_DIRECTIONS_: Give the listing again exactly, omitting its images.

(Collection entries)
####################

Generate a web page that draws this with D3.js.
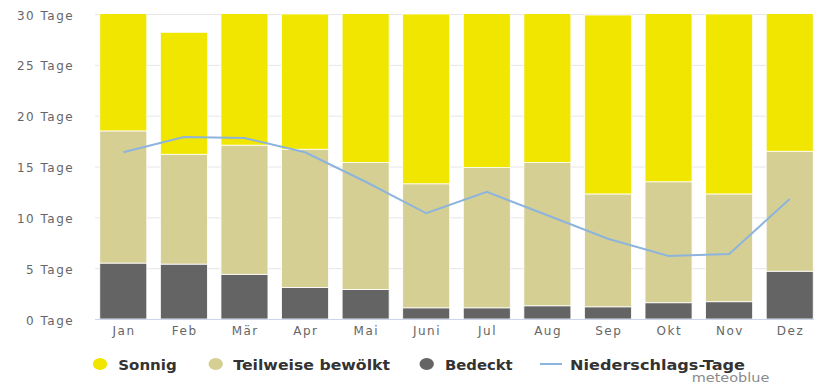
<!DOCTYPE html>
<html><head><meta charset="utf-8">
<script src="https://cdn.jsdelivr.net/npm/d3@7"></script>
<style>body{margin:0;background:#fff}svg{display:block}</style>
</head><body>
<svg id="c" width="814" height="385"></svg>
<script>
const months = ["Jan","Feb","Mär","Apr","Mai","Juni","Jul","Aug","Sep","Okt","Nov","Dez"];
const bedeckt   = [5.5, 5.4, 4.4, 3.1, 2.9, 1.1, 1.1, 1.3, 1.2, 1.6, 1.7, 4.7];
const teilweise = [13.0, 10.8, 12.7, 13.6, 12.5, 12.2, 13.8, 14.1, 11.1, 11.9, 10.6, 11.8];
const sonnig    = [12.5, 12.0, 13.9, 13.3, 15.6, 16.7, 16.1, 15.6, 17.6, 17.5, 17.7, 14.5];
const niederschlag = [16.4, 17.9, 17.8, 16.4, 13.5, 10.4, 12.5, 10.2, 7.9, 6.2, 6.4, 11.8];
const yTicks = [0, 5, 10, 15, 20, 25, 30];
const seriesNames = ["Bedeckt", "Teilweise bewölkt", "Sonnig"];
const legendNames = ["Sonnig", "Teilweise bewölkt", "Bedeckt", "Niederschlags-Tage"];
const colors = {"Sonnig":"#f1e600","Teilweise bewölkt":"#d6cf94","Bedeckt":"#646464","Niederschlags-Tage":"#8db4dc"};

const svg = d3.select("#c");
const x = d3.scaleBand().domain(months).range([93, 820]).paddingInner(0.224).paddingOuter(0.112);
const y = d3.scaleLinear().domain([0, 30]).range([319, 14]);

svg.append("defs").append("clipPath").attr("id","clip")
  .append("rect").attr("x",90).attr("y",y(30)).attr("width",730).attr("height",y(0)-y(30));

const axisFont = sel => sel.attr("fill","#666")
  .style("font-family","DejaVu Sans").style("font-size","12px").style("letter-spacing","1.5px");

// grid + y labels
const yAxis = d3.axisLeft(y).tickValues(yTicks).tickSize(-(814-95)).tickFormat(d => d + " Tage");
const gy = svg.append("g").attr("transform","translate(95,0)").call(yAxis);
gy.select(".domain").remove();
gy.selectAll(".tick line").attr("stroke","#e6e6e6");
gy.selectAll(".tick text").attr("x",-20.8).attr("dy","0.42em").call(axisFont);

// stacked bars
const rows = months.map((m,i)=>({month:m, "Bedeckt":bedeckt[i], "Teilweise bewölkt":teilweise[i], "Sonnig":sonnig[i]}));
const stack = d3.stack().keys(seriesNames)(rows);
const gBars = svg.append("g").attr("clip-path","url(#clip)");
gBars.selectAll("g").data(stack).join("g").attr("fill", d => colors[d.key])
  .selectAll("rect").data(d => d).join("rect")
  .attr("x", d => x(d.data.month)).attr("width", x.bandwidth())
  .attr("y", d => y(d[1])).attr("height", d => y(d[0]) - y(d[1]))
  .attr("stroke","#fff").attr("stroke-width",0.8);

// x axis
const xAxis = d3.axisBottom(x).tickSize(0).tickPadding(7);
const gx = svg.append("g").attr("transform",`translate(0,${y(0)})`).call(xAxis);
gx.select(".domain").attr("stroke","#ccd6eb").attr("d","M95,0.5H814");
gx.selectAll(".tick text").attr("x",0.75).call(axisFont);

// line
const line = d3.line().x((d,i)=>x(months[i]) + x.bandwidth()/2).y(d=>y(d));
svg.append("path").datum(niederschlag).attr("d",line).attr("fill","none")
  .attr("stroke",colors["Niederschlags-Tage"]).attr("stroke-width",2);

// legend
const legendLayout = [
  {type:"dot", cx:100, tx:118.3, w:58.4},
  {type:"dot", cx:215.7, tx:233.3, w:156.7},
  {type:"dot", cx:426.7, tx:445, w:67.7},
  {type:"line", cx:551, tx:570, w:175}
];
const gl = svg.append("g");
legendNames.forEach((name, i) => {
  const l = legendLayout[i];
  if (l.type === "dot") {
    gl.append("ellipse").attr("cx",l.cx).attr("cy",364).attr("rx",7.2).attr("ry",6).attr("fill",colors[name]);
  } else {
    gl.append("line").attr("x1",l.cx-11).attr("x2",l.cx+11).attr("y1",364).attr("y2",364)
      .attr("stroke",colors[name]).attr("stroke-width",2);
  }
  gl.append("text").attr("x",l.tx).attr("y",370).text(name)
    .attr("textLength",l.w).attr("lengthAdjust","spacingAndGlyphs")
    .attr("fill","#333").style("font-family","DejaVu Sans").style("font-weight","bold").style("font-size","13.5px");
});
svg.append("text").attr("x",691.7).attr("y",382).text("meteoblue")
  .attr("textLength",77.6).attr("lengthAdjust","spacingAndGlyphs")
  .attr("fill","#8a8a8a").style("font-family","DejaVu Sans").style("font-size","12.5px");
</script>
</body></html>
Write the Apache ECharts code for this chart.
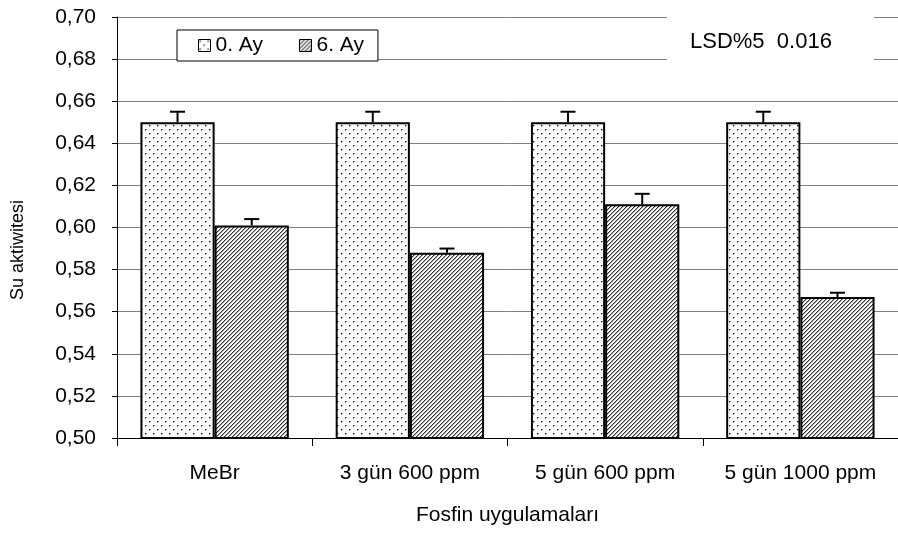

####################

_THE ANSWER_:
Generate a web page that draws this with D3.js.
<!DOCTYPE html>
<html><head><meta charset="utf-8">
<script src="https://cdn.jsdelivr.net/npm/d3@7"></script>
<style>body{margin:0;background:#fff}svg{display:block}</style>
</head><body>
<svg id="c" width="814" height="385"></svg>
<script>
const months = ["Jan","Feb","Mär","Apr","Mai","Juni","Jul","Aug","Sep","Okt","Nov","Dez"];
const bedeckt   = [5.5, 5.4, 4.4, 3.1, 2.9, 1.1, 1.1, 1.3, 1.2, 1.6, 1.7, 4.7];
const teilweise = [13.0, 10.8, 12.7, 13.6, 12.5, 12.2, 13.8, 14.1, 11.1, 11.9, 10.6, 11.8];
const sonnig    = [12.5, 12.0, 13.9, 13.3, 15.6, 16.7, 16.1, 15.6, 17.6, 17.5, 17.7, 14.5];
const niederschlag = [16.4, 17.9, 17.8, 16.4, 13.5, 10.4, 12.5, 10.2, 7.9, 6.2, 6.4, 11.8];
const yTicks = [0, 5, 10, 15, 20, 25, 30];
const seriesNames = ["Bedeckt", "Teilweise bewölkt", "Sonnig"];
const legendNames = ["Sonnig", "Teilweise bewölkt", "Bedeckt", "Niederschlags-Tage"];
const colors = {"Sonnig":"#f1e600","Teilweise bewölkt":"#d6cf94","Bedeckt":"#646464","Niederschlags-Tage":"#8db4dc"};

const svg = d3.select("#c");
const x = d3.scaleBand().domain(months).range([93, 820]).paddingInner(0.224).paddingOuter(0.112);
const y = d3.scaleLinear().domain([0, 30]).range([319, 14]);

svg.append("defs").append("clipPath").attr("id","clip")
  .append("rect").attr("x",90).attr("y",y(30)).attr("width",730).attr("height",y(0)-y(30));

const axisFont = sel => sel.attr("fill","#666")
  .style("font-family","DejaVu Sans").style("font-size","12px").style("letter-spacing","1.5px");

// grid + y labels
const yAxis = d3.axisLeft(y).tickValues(yTicks).tickSize(-(814-95)).tickFormat(d => d + " Tage");
const gy = svg.append("g").attr("transform","translate(95,0)").call(yAxis);
gy.select(".domain").remove();
gy.selectAll(".tick line").attr("stroke","#e6e6e6");
gy.selectAll(".tick text").attr("x",-20.8).attr("dy","0.42em").call(axisFont);

// stacked bars
const rows = months.map((m,i)=>({month:m, "Bedeckt":bedeckt[i], "Teilweise bewölkt":teilweise[i], "Sonnig":sonnig[i]}));
const stack = d3.stack().keys(seriesNames)(rows);
const gBars = svg.append("g").attr("clip-path","url(#clip)");
gBars.selectAll("g").data(stack).join("g").attr("fill", d => colors[d.key])
  .selectAll("rect").data(d => d).join("rect")
  .attr("x", d => x(d.data.month)).attr("width", x.bandwidth())
  .attr("y", d => y(d[1])).attr("height", d => y(d[0]) - y(d[1]))
  .attr("stroke","#fff").attr("stroke-width",0.8);

// x axis
const xAxis = d3.axisBottom(x).tickSize(0).tickPadding(7);
const gx = svg.append("g").attr("transform",`translate(0,${y(0)})`).call(xAxis);
gx.select(".domain").attr("stroke","#ccd6eb").attr("d","M95,0.5H814");
gx.selectAll(".tick text").attr("x",0.75).call(axisFont);

// line
const line = d3.line().x((d,i)=>x(months[i]) + x.bandwidth()/2).y(d=>y(d));
svg.append("path").datum(niederschlag).attr("d",line).attr("fill","none")
  .attr("stroke",colors["Niederschlags-Tage"]).attr("stroke-width",2);

// legend
const legendLayout = [
  {type:"dot", cx:100, tx:118.3, w:58.4},
  {type:"dot", cx:215.7, tx:233.3, w:156.7},
  {type:"dot", cx:426.7, tx:445, w:67.7},
  {type:"line", cx:551, tx:570, w:175}
];
const gl = svg.append("g");
legendNames.forEach((name, i) => {
  const l = legendLayout[i];
  if (l.type === "dot") {
    gl.append("ellipse").attr("cx",l.cx).attr("cy",364).attr("rx",7.2).attr("ry",6).attr("fill",colors[name]);
  } else {
    gl.append("line").attr("x1",l.cx-11).attr("x2",l.cx+11).attr("y1",364).attr("y2",364)
      .attr("stroke",colors[name]).attr("stroke-width",2);
  }
  gl.append("text").attr("x",l.tx).attr("y",370).text(name)
    .attr("textLength",l.w).attr("lengthAdjust","spacingAndGlyphs")
    .attr("fill","#333").style("font-family","DejaVu Sans").style("font-weight","bold").style("font-size","13.5px");
});
svg.append("text").attr("x",691.7).attr("y",382).text("meteoblue")
  .attr("textLength",77.6).attr("lengthAdjust","spacingAndGlyphs")
  .attr("fill","#8a8a8a").style("font-family","DejaVu Sans").style("font-size","12.5px");
</script>
</body></html>
Write the Apache ECharts code for this chart.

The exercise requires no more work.